Integration With Other Applications
Applications need to talk to one another at some point. And when those connections fail, all involved application teams usually point fingers at one another. To minimize this finger-pointing, all applications should adhere to some common standards, several categories of which are found below. Even if all Development teams coordinate tightly in your company, there are still MANY external applications being used that need to be supported (e.g. WebSphere, Oracle, etc.). And the management of these applications needs to be coordinated with the in-house applications being built. Operations provides this management and coordination.

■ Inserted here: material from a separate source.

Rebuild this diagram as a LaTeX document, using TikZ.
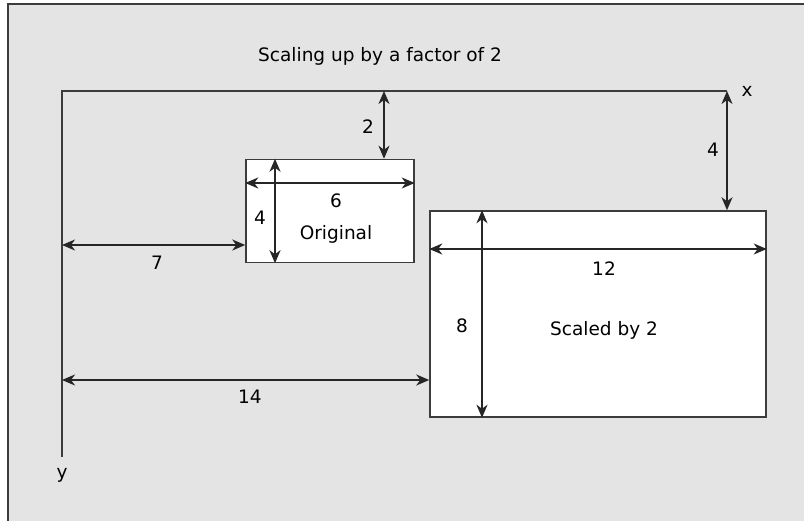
\documentclass[tikz,border=0pt]{standalone}
\usepackage{fontspec}
\setmainfont{DejaVu Sans}
\usetikzlibrary{arrows.meta}
\definecolor{panelgray}{HTML}{E4E4E4}
\definecolor{linegray}{HTML}{3C3C3C}

\begin{document}
\begin{tikzpicture}[
  x=1pt, y=-1pt,
  every node/.style={font=\fontsize{18.5}{22}\selectfont, inner sep=0pt},
  shapebox/.style={rectangle, draw=linegray, fill=white, line width=1.5pt},
  axisline/.style={draw=linegray, line width=1.5pt},
  dimline/.style={{Stealth[length=13pt,width=11pt,inset=4pt]}-{Stealth[length=13pt,width=11pt,inset=4pt]}, draw=black!85, line width=1.5pt}
]
\useasboundingbox (0,0) rectangle (804,521);
\fill[panelgray] (8,4) rectangle (804,521);
\draw[linegray, line width=1.5pt] (8,521) -- (8,4) -- (804,4);

% axes
\coordinate (origin) at (62,91);
\coordinate (xend) at (727,91);
\coordinate (yend) at (62,457);
\draw[axisline] (xend) -- (origin) -- (yend);
\node (xlabel) at (747,91) {x};
\node (ylabel) at (62,475) {y};
\node (title) at (380,56) {Scaling up by a factor of 2};

% rectangles
\node[shapebox, minimum width=168pt, minimum height=103pt] (orig) at (330,211) {};
\node[shapebox, minimum width=336pt, minimum height=206pt] (scaled) at (598,314) {};
\node (origtext) at (336,234) {Original};
\node (scaledtext) at (604,330) {Scaled by 2};

% dimensions of the original
\coordinate (topA) at (384,91);
\draw[dimline] (topA) -- (topA |- orig.north);
\node (ltwo) at (368,127) {2};
\draw[dimline] (orig.west |- 0,183) -- (orig.east |- 0,183);
\node (lsix) at (336,201) {6};
\draw[dimline] (orig.north -| 275,0) -- (orig.south -| 275,0);
\node (lfour) at (260,218) {4};
\draw[dimline] (origin |- 0,245) -- (orig.west |- 0,245);
\node (lseven) at (157,263) {7};

% dimensions of the scaled one
\draw[dimline] (xend) -- (xend |- scaled.north);
\node (lfourb) at (713,150) {4};
\draw[dimline] (scaled.west |- 0,249) -- (scaled.east |- 0,249);
\node (ltwelve) at (604,269) {12};
\draw[dimline] (scaled.north -| 482,0) -- (scaled.south -| 482,0);
\node (leight) at (462,326) {8};
\draw[dimline] (origin |- 0,380) -- (scaled.west |- 0,380);
\node (lfourteen) at (250,397) {14};
\end{tikzpicture}
\end{document}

Application logging should be somewhat standardized to allow the log data to be collected and parsed for important information. This doesn’t mean they all need to log in exactly the same format, but they should all adhere to some best practices, such as:
Every log entry should have a timestamp and a unique identifier (such as transaction ID)
Logs should be human readable
Identify the source of the message
Avoid multi-line messages if possible
Use name-value pairs (possibly log in JSON format)
Applications NEED to be monitored at very least for performance (response time) and availability (up/down). Ideally you want to have data collectors at each tier of a multi-tiered application to give you transaction topology and detailed monitoring data, but this can come later. At a bare minimum, all applications need to be monitored using some type of synthetic transactions, which run dummy/non-“real” transactions through the system to gather constant performance and availability metrics.
While many applications log information, there are parts of the infrastructure that can only send “events” to some remote destination. The most common types of events are “SNMP traps” (SNMP=Simple Network Management Protocol), which are generated by network equipment such as routers and switches. A cohesive management strategy by operations needs to manage information in log files and events to allow for correlation between and among different systems. For example, a JDBC call from an application may fail, but the application itself doesn’t know if this is a failure of the database itself, the network infrastructure or possibly even DNS misconfiguration. The event management function of the Operations group works on identifying these relationships in order to help perform Root Cause Analysis of incidents. This decreases the amount of resources required to resolve an issue.
Who needs to be notified when “something” goes wrong? Do you want every application team to receive an emergency text in the middle of the night for every problem? Probably not. The Operations team is usually responsible for sending (and, more importantly, suppressing) the appropriate notifications. This is tightly related to Event Management and Root Cause Analysis.
Anyone who is responsible for handling a ticket needs to have some idea of what to do. Runbooks are sequences of steps an operator can run to gather more information and/or resolve an issue. Runbooks need to be maintained to ensure that they’re valid and up-to-date. Application teams often don’t have all of the experience needed to create comprehensive runbooks. They are created over time by the Operations staff, who are constantly handling issues.
In an enterprise, the ideal situation is that each user has ONE userid and password (or certificate, etc.) that they use to authenticate to all applications. This authentication storage mechanism needs to be maintained. This is another function provided by Operations.
DevOps is currently a very popular methodology, and it serves its purpose very well. It allows Development teams to continuously deploy applications to provide better business value. Operations is still required to perform quite a few functions that simply aren’t in the purview of Development.